The Birmingham protest itself provoked an eruption of more than 750 demonstrations of one kind or another against segregation across the country, historian Taylor Branch noted in Parting the Waters: America in the King Years, 1954 – 1963. In Jackson itself, city officials had seemingly out-maneuvered the civil rights forces. But at a mass meeting on the night of June 11, Evers, a World War II veteran who had fearlessly confronted racism in the state all his life, electrified the audience by calling for a renewed “massive offensive” against segregation in the city. The gathering applauded for 20 minutes.
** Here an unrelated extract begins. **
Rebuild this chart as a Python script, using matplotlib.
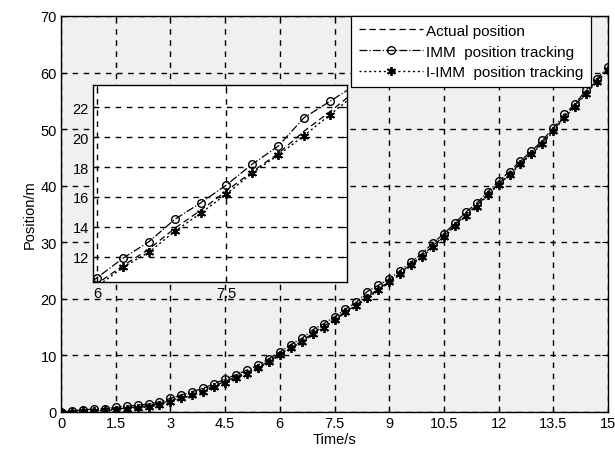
import numpy as np
import matplotlib
matplotlib.use("Agg")
import matplotlib.pyplot as plt

plt.rcParams['font.family'] = ['Liberation Sans', 'DejaVu Sans']

time_s = [0.0, 0.3, 0.6, 0.9, 1.2, 1.5, 1.8, 2.1, 2.4, 2.7, 3.0, 3.3, 3.6, 3.9, 4.2,
          4.5, 4.8, 5.1, 5.4, 5.7, 6.0, 6.3, 6.6, 6.9, 7.2, 7.5, 7.8, 8.1, 8.4, 8.7,
          9.0, 9.3, 9.6, 9.9, 10.2, 10.5, 10.8, 11.1, 11.4, 11.7, 12.0, 12.3, 12.6,
          12.9, 13.2, 13.5, 13.8, 14.1, 14.4, 14.7, 15.0]

actual_pos = [0.0, 0.1, 0.2, 0.3, 0.4, 0.5, 0.7, 0.9, 1.1, 1.5, 2.0, 2.6, 3.2, 3.8, 4.6,
              5.4, 6.2, 7.0, 7.9, 9.0, 10.2, 11.4, 12.5, 13.9, 15.1, 16.4, 17.7, 18.9,
              20.4, 21.7, 23.1, 24.6, 26.1, 27.6, 29.4, 31.1, 33.0, 34.9, 36.5, 38.5,
              40.4, 42.1, 44.0, 45.8, 47.6, 49.8, 52.2, 54.2, 56.5, 58.6, 60.6]

imm_pos = [0.0, 0.2, 0.4, 0.5, 0.6, 0.8, 1.0, 1.2, 1.4, 1.8, 2.4, 3.0, 3.6, 4.2, 5.0,
           5.8, 6.6, 7.4, 8.3, 9.4, 10.6, 11.9, 13.0, 14.5, 15.6, 16.8, 18.2, 19.4,
           21.3, 22.4, 23.5, 25.0, 26.5, 28.0, 29.9, 31.5, 33.4, 35.3, 36.9, 38.9,
           40.8, 42.5, 44.4, 46.1, 48.0, 50.2, 52.6, 54.5, 56.9, 58.9, 61.0]

iimm_pos = [0.0, 0.0, 0.1, 0.2, 0.3, 0.3, 0.5, 0.7, 0.9, 1.3, 1.8, 2.4, 3.0, 3.6, 4.4,
            5.2, 6.0, 6.8, 7.7, 8.8, 10.0, 11.3, 12.3, 13.7, 14.9, 16.2, 17.6, 18.8,
            20.1, 21.5, 22.9, 24.4, 25.9, 27.4, 29.2, 30.9, 32.8, 34.7, 36.3, 38.3,
            40.2, 41.9, 43.8, 45.6, 47.4, 49.6, 52.0, 54.0, 56.3, 58.4, 60.4]

labels = ['Actual position', 'IMM  position tracking', 'I-IMM  position tracking']
x_ticks = [0, 1.5, 3, 4.5, 6, 7.5, 9, 10.5, 12, 13.5, 15]
x_tick_labels = ['0', '1.5', '3', '4.5', '6', '7.5', '9', '10.5', '12', '13.5', '15']
y_ticks = [0, 10, 20, 30, 40, 50, 60, 70]
inset_x_ticks = [6, 7.5]
inset_x_tick_labels = ['6', '7.5']
inset_y_ticks = [12, 14, 16, 18, 20, 22]

W, H = 615, 456
fig = plt.figure(figsize=(W / 100, H / 100), dpi=100)
fig.patch.set_facecolor('white')

FS = 10.5

L, R, T, B = 61, 608, 17, 413
ax = fig.add_axes([L / W, 1 - B / H, (R - L) / W, (B - T) / H])
ax.set_facecolor('#f0f0f0')

asterisk = (6, 2, 0)

def draw(a):
    a.plot(time_s, actual_pos, color='black', linestyle=(0, (5, 3)), linewidth=0.9,
           label=labels[0])
    a.plot(time_s, imm_pos, color='black', linestyle='-.', linewidth=0.9, marker='o',
           markersize=5.5, markerfacecolor='none', markeredgewidth=1.0,
           label=labels[1])
    a.plot(time_s, iimm_pos, color='black', linestyle=(0, (1.5, 2)), linewidth=1.0,
           marker=asterisk, markersize=6.5, markeredgewidth=1.3,
           label=labels[2])

draw(ax)
ax.set_xlim(0, 15)
ax.set_ylim(0, 70)
ax.set_xticks(x_ticks)
ax.set_xticklabels(x_tick_labels)
ax.set_yticks(y_ticks)
ax.tick_params(direction='in', length=4, width=0.8, labelsize=FS, pad=3,
               top=True, right=True)
ax.grid(True, color='black', linestyle=(0, (4, 4)), linewidth=1.0)
for s in ax.spines.values():
    s.set_linewidth(1.0)
ax.set_xlabel('Time/s', fontsize=FS, labelpad=1)
ax.set_ylabel('Position/m', fontsize=FS, labelpad=3)

leg = ax.legend(loc='upper right', bbox_to_anchor=((591 - L) / (R - L), 1.0),
                borderaxespad=0, fontsize=11, handlelength=4.2, labelspacing=0.45,
                frameon=True, fancybox=False, edgecolor='black', framealpha=1,
                borderpad=0.5, handletextpad=0.2)
leg.get_frame().set_linewidth(0.9)

# inset
iL, iR, iT, iB = 93, 347, 86, 283
axin = fig.add_axes([iL / W, 1 - iB / H, (iR - iL) / W, (iB - iT) / H])
axin.set_facecolor('white')
draw(axin)
axin.set_xlim(5.95, 8.9)
axin.set_ylim(10.3, 23.5)
axin.set_xticks(inset_x_ticks)
axin.set_xticklabels(inset_x_tick_labels)
axin.set_yticks(inset_y_ticks)
axin.tick_params(direction='in', length=4, width=0.8, labelsize=FS, pad=3,
                 top=True, right=True)
axin.grid(True, color='black', linestyle=(0, (4, 4)), linewidth=1.0)
for s in axin.spines.values():
    s.set_linewidth(1.0)

fig.savefig('out.png', dpi=100, facecolor='white')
Evers’ murder also occurred on the night of the very day that the federal government had forced Alabama Gov. George C. Wallace to stage his infamous “stand in the schoolhouse door” and then retreat as Vivian Malone and James Hood became the first Black students to successfully enroll in the University of Alabama since Autherine Lucy’s mob-inspired withdrawal in 1956 .
That success had spurred President Kennedy to instantly decide to alert the national television and radio networks that he was commanding air time that evening to deliver a major address to the nation on civil rights. In it, JFK dropped his hitherto politically expedient distance from the Movement and fully embraced its cause, announcing what became the Civil Rights Act of 1964. Evers’ wife, Myrlie, and their three young children, had watched the president’s speech that evening and were eagerly awaiting Medgar’s return to discuss it with him.
A few days earlier, King, worried about the slow pace of change the Movement was seemingly mired in and JFK’s standoffishness, had broached to his aides the idea of a national “event” in Washington to pressure the president and the Congress to act.
Of course, that event – the March on Washington – became for many in the U.S. and around the world the signal moment of what Taylor Branch called “the King Years.” For many that halcyon gathering marks 1963 as the Movement’s watershed year and indicates there was then a smooth path to the landmark legislative victories: the Civil Rights Act of 1964 and the Voting Rights Act of 1965.